Tuesday, Jan. 08, 2013

Dan Morain: He wasn't going over 'cliff'

Never one to build bridges, Rep. Tom McClintock has spent the better part of 30 years in office deriding the government that gives him his paycheck.

But as he showed last week, his political machine of one has gained compatriots among the shrunken but more conservative band of Republicans representing California in the House. That doesn't bode well for California as it tries to get back some of the money it sends to Washington, and certainly not for the Sierra district McClintock represents.

McClintock wasn't among the hard-liners who openly challenged House Speaker John Boehner's leadership when the new Congress convened last week. But he did join several of them for a press event shortly after the November election in Washington, D.C., offering his election analysis and prescription for the Republican Party.

No matter that Barack Obama had won re-election and Democrats gained Senate and House seats. Seeing no need to soften his rigid views, McClintock told reporters that Republicans hold the second-largest majority since World War II.

"According to exit polls, the American people agree with the positions of the Republican Party and heartily disagree with the positions of the Democratic Party," McClintock said, as if in a parallel political universe.

His prescription for the GOP: "We need to wipe our noses, pull up our socks and get back into the game." For Reps. Tim Huelskamp of Kansas and Raul Labrador of Idaho, who led the postelection panel, getting back into the game meant challenging Boehner's speakership. For McClintock, it meant voting "no" on the legislation that averted falling off what in Washington speak was called the "fiscal cliff." In California's 53-seat delegation, McClintock is one of 15 Republicans, down by four from last year. He was one of the seven California Republicans who voted against the fiscal cliff legislation.

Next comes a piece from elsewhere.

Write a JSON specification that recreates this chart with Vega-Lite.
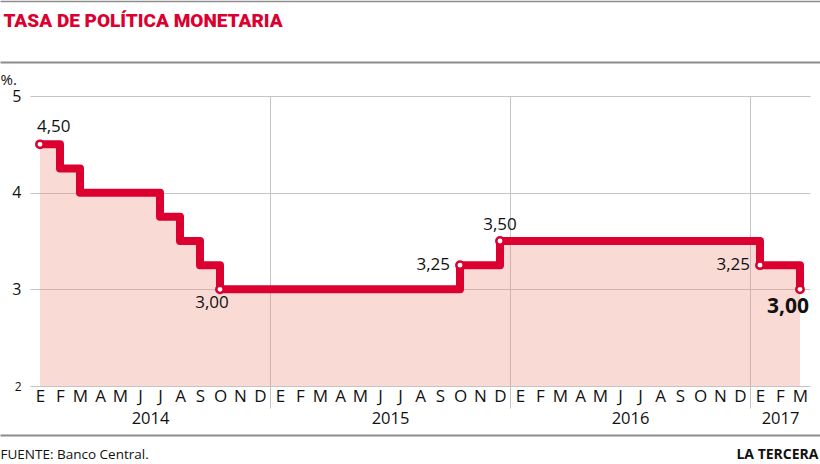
{
  "$schema": "https://vega.github.io/schema/vega-lite/v6.json",
  "width": 780,
  "height": 290,
  "autosize": {"type": "none"},
  "padding": {"left": 30, "top": 96, "right": 10, "bottom": 78},
  "background": "white",
  "config": {
    "view": {"stroke": null},
    "axis": {"labelFont": "Open Sans", "labelColor": "#111111", "titleFont": "Open Sans", "titleColor": "#111111", "titleFontWeight": "normal"}
  },
  "datasets": {
    "serie": [
      {"t": 0, "r": 4.5}, {"t": 1, "r": 4.25}, {"t": 2, "r": 4.0}, {"t": 3, "r": 4.0}, {"t": 4, "r": 4.0}, {"t": 5, "r": 4.0},
      {"t": 6, "r": 3.75}, {"t": 7, "r": 3.5}, {"t": 8, "r": 3.25}, {"t": 9, "r": 3.0}, {"t": 10, "r": 3.0}, {"t": 11, "r": 3.0},
      {"t": 12, "r": 3.0}, {"t": 13, "r": 3.0}, {"t": 14, "r": 3.0}, {"t": 15, "r": 3.0}, {"t": 16, "r": 3.0}, {"t": 17, "r": 3.0},
      {"t": 18, "r": 3.0}, {"t": 19, "r": 3.0}, {"t": 20, "r": 3.0}, {"t": 21, "r": 3.25}, {"t": 22, "r": 3.25}, {"t": 23, "r": 3.5},
      {"t": 24, "r": 3.5}, {"t": 25, "r": 3.5}, {"t": 26, "r": 3.5}, {"t": 27, "r": 3.5}, {"t": 28, "r": 3.5}, {"t": 29, "r": 3.5},
      {"t": 30, "r": 3.5}, {"t": 31, "r": 3.5}, {"t": 32, "r": 3.5}, {"t": 33, "r": 3.5}, {"t": 34, "r": 3.5}, {"t": 35, "r": 3.5},
      {"t": 36, "r": 3.25}, {"t": 37, "r": 3.25}, {"t": 38, "r": 3.0}
    ],
    "hitos": [
      {"t": 0, "r": 4.5}, {"t": 9, "r": 3.0}, {"t": 21, "r": 3.25}, {"t": 23, "r": 3.5}, {"t": 36, "r": 3.25}, {"t": 38, "r": 3.0}
    ]
  },
  "layer": [
    {
      "encoding": {
        "y": {
          "field": "r", "type": "quantitative",
          "scale": {"domain": [2, 5], "nice": false, "zero": false},
          "axis": {
            "values": [2, 3, 4, 5], "grid": true, "gridColor": "#c4c4c4", "gridWidth": 1,
            "ticks": false, "domain": false, "labelPadding": 9,
            "labelFontSize": {"condition": {"test": "datum.value == 2", "value": 12}, "value": 16},
            "title": "%.", "titleAngle": 0, "titleAlign": "left", "titleBaseline": "alphabetic",
            "titleX": -30, "titleY": -12, "titleFontSize": 15
          }
        }
      },
      "layer": [
        {
          "data": {"name": "serie"},
          "mark": {"type": "area", "interpolate": "step-after", "color": "#f08c7c", "opacity": 0.32},
          "encoding": {
            "x": {
              "field": "t", "type": "quantitative",
              "scale": {"domain": [-0.5, 38.5], "nice": false, "zero": false},
              "axis": {
                "orient": "bottom", "values": [0,1,2,3,4,5,6,7,8,9,10,11,12,13,14,15,16,17,18,19,20,21,22,23,24,25,26,27,28,29,30,31,32,33,34,35,36,37,38],
                "labelExpr": "['E','F','M','A','M','J','J','A','S','O','N','D'][datum.value % 12]",
                "labelFontSize": 17, "labelPadding": 2, "labelOverlap": false, "labelFlush": false, "labelBound": false,
                "ticks": false, "domain": false, "grid": false, "title": null
              }
            },
            "y2": {"datum": 2}
          }
        },
        {
          "data": {"name": "serie"},
          "mark": {"type": "line", "interpolate": "step-after", "color": "#dc0030", "strokeWidth": 8, "strokeJoin": "round", "strokeCap": "butt"},
          "encoding": {
            "x": {
              "field": "t", "type": "quantitative",
              "scale": {"domain": [-0.5, 38.5], "nice": false, "zero": false},
              "axis": {
                "orient": "bottom", "values": [5.5, 17.5, 29.5, 37],
                "labelExpr": "datum.value < 12 ? '2014' : datum.value < 24 ? '2015' : datum.value < 36 ? '2016' : '2017'",
                "labelFontSize": 16.5, "labelPadding": 24, "labelOverlap": false, "labelFlush": false, "labelBound": false,
                "ticks": false, "domain": false, "grid": false, "title": null
              }
            }
          }
        },
        {
          "data": {"name": "hitos"},
          "mark": {"type": "point", "shape": "circle", "filled": true, "fill": "white", "stroke": "#dc0030", "strokeWidth": 2.5, "size": 55, "opacity": 1},
          "encoding": {
            "x": {
              "field": "t", "type": "quantitative",
              "scale": {"domain": [-0.5, 38.5], "nice": false, "zero": false},
              "axis": {
                "orient": "bottom", "values": [11.5, 23.5, 35.5],
                "labels": false, "ticks": true, "tickSize": 22, "tickColor": "#c4c4c4", "tickWidth": 1,
                "domain": false, "grid": true, "gridColor": "#c4c4c4", "gridWidth": 1, "title": null
              }
            }
          }
        },
        {
          "data": {"values": [{"t": 0, "r": 4.5, "txt": "4,50"}]},
          "mark": {"type": "text", "align": "left", "baseline": "middle", "dx": -3, "dy": -17, "font": "Open Sans", "fontSize": 17, "color": "#111111"},
          "encoding": {
            "x": {"field": "t", "type": "quantitative", "scale": {"domain": [-0.5, 38.5], "nice": false, "zero": false}, "axis": null},
            "text": {"field": "txt"}
          }
        },
        {
          "data": {"values": [{"t": 9, "r": 3.0, "txt": "3,00"}]},
          "mark": {"type": "text", "align": "center", "baseline": "middle", "dx": -8, "dy": 14, "font": "Open Sans", "fontSize": 17, "color": "#111111"},
          "encoding": {
            "x": {"field": "t", "type": "quantitative", "scale": {"domain": [-0.5, 38.5], "nice": false, "zero": false}, "axis": null},
            "text": {"field": "txt"}
          }
        },
        {
          "data": {"values": [{"t": 21, "r": 3.25, "txt": "3,25"}, {"t": 36, "r": 3.25, "txt": "3,25"}]},
          "mark": {"type": "text", "align": "right", "baseline": "middle", "dx": -10, "dy": 0, "font": "Open Sans", "fontSize": 17, "color": "#111111"},
          "encoding": {
            "x": {"field": "t", "type": "quantitative", "scale": {"domain": [-0.5, 38.5], "nice": false, "zero": false}, "axis": null},
            "text": {"field": "txt"}
          }
        },
        {
          "data": {"values": [{"t": 23, "r": 3.5, "txt": "3,50"}]},
          "mark": {"type": "text", "align": "center", "baseline": "middle", "dx": 0, "dy": -16, "font": "Open Sans", "fontSize": 17, "color": "#111111"},
          "encoding": {
            "x": {"field": "t", "type": "quantitative", "scale": {"domain": [-0.5, 38.5], "nice": false, "zero": false}, "axis": null},
            "text": {"field": "txt"}
          }
        },
        {
          "data": {"values": [{"t": 38, "r": 3.0, "txt": "3,00"}]},
          "mark": {"type": "text", "align": "center", "baseline": "middle", "dx": -12, "dy": 18, "font": "Open Sans", "fontSize": 21, "fontWeight": "bold", "color": "#111111"},
          "encoding": {
            "x": {"field": "t", "type": "quantitative", "scale": {"domain": [-0.5, 38.5], "nice": false, "zero": false}, "axis": null},
            "text": {"field": "txt"}
          }
        }
      ],
      "resolve": {"axis": {"x": "independent"}}
    },
    {
      "data": {"values": [{"f": 0}]},
      "mark": {"type": "rule", "opacity": 0},
      "encoding": {
        "x": {
          "field": "f", "type": "quantitative",
          "scale": {"domain": [0, 1], "range": [-30, 790]},
          "axis": {
            "orient": "top", "offset": 95, "domain": true, "domainColor": "#8c8c8c", "domainWidth": 1.5,
            "ticks": false, "labels": false, "grid": false,
            "title": "LA TERCERA", "titleX": 788, "titleY": 457, "titleAlign": "right", "titleBaseline": "alphabetic",
            "titleFont": "Open Sans", "titleFontSize": 14, "titleFontWeight": "bold", "titleColor": "#111111", "titleAngle": 0
          }
        }
      }
    },
    {
      "data": {"values": [{"f": 0}]},
      "mark": {"type": "rule", "opacity": 0},
      "encoding": {
        "x": {
          "field": "f", "type": "quantitative",
          "scale": {"domain": [0, 1], "range": [-30, 790]},
          "axis": {
            "orient": "top", "offset": 34, "domain": true, "domainColor": "#8c8c8c", "domainWidth": 2,
            "ticks": false, "labels": false, "grid": false,
            "title": "TASA DE POLÍTICA MONETARIA", "titleX": -27, "titleY": -36, "titleAlign": "left", "titleBaseline": "alphabetic",
            "titleFont": "Roboto", "titleFontSize": 19, "titleFontWeight": 900, "titleColor": "#dc0030", "titleAngle": 0
          }
        }
      }
    },
    {
      "data": {"values": [{"f": 0}]},
      "mark": {"type": "rule", "opacity": 0},
      "encoding": {
        "x": {
          "field": "f", "type": "quantitative",
          "scale": {"domain": [0, 1], "range": [-30, 790]},
          "axis": {
            "orient": "bottom", "offset": 49, "domain": true, "domainColor": "#8c8c8c", "domainWidth": 2,
            "ticks": false, "labels": false, "grid": false,
            "title": "FUENTE: Banco Central.", "titleX": -30, "titleY": 23, "titleAlign": "left", "titleBaseline": "alphabetic",
            "titleFont": "Open Sans", "titleFontSize": 13.5, "titleColor": "#111111", "titleAngle": 0
          }
        }
      }
    }
  ],
  "resolve": {"scale": {"x": "independent"}, "axis": {"x": "independent"}}
}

Each remains in Congress.

Of the 11 California Republicans who voted for the bill, six didn't seek re-election or were voted out of office in November, making their votes on HR 8 the last ones of their time in Congress.

Not that the departing members were lefties. Rep. Dan Lungren, the Gold River Republican who was voted out this fall, was no liberal. But unlike McClintock, Lungren and the others sometimes would compromise, as they showed by siding with Boehner and Democrats in last week's vote.

McClintock, who didn't return my call, explained his "no" vote in a statement: "Taxes will now increase on those individuals who earn over $400,000 per year, a great victory for the president's eat-the-rich ideological crusade. But a lot of those wealthy folks aren't even folks: they're 850,000 struggling small businesses." Knowing that McClintock likes numbers, here are a few others, courtesy of The Bee's expert numbers cruncher, Phillip Reese. The percentage of households in McClintock's congressional district earning more than $200,000 was 5.9 percent in 2011 -- a full point below the statewide percentage of 6.9 percent.

In essence, McClintock voted against the interests of his constituents who might benefit from provisions of the bill such as the earned income tax credit or the extension of unemployment benefits.

The legislation raises taxes on couples earning $450,000 or more. But only 2 percent of all taxpayers are in that rarified category. The bill locks in lower rates set by former President George W. Bush for 98 percent of the taxpayers, the bulk of the households in McClintock's district.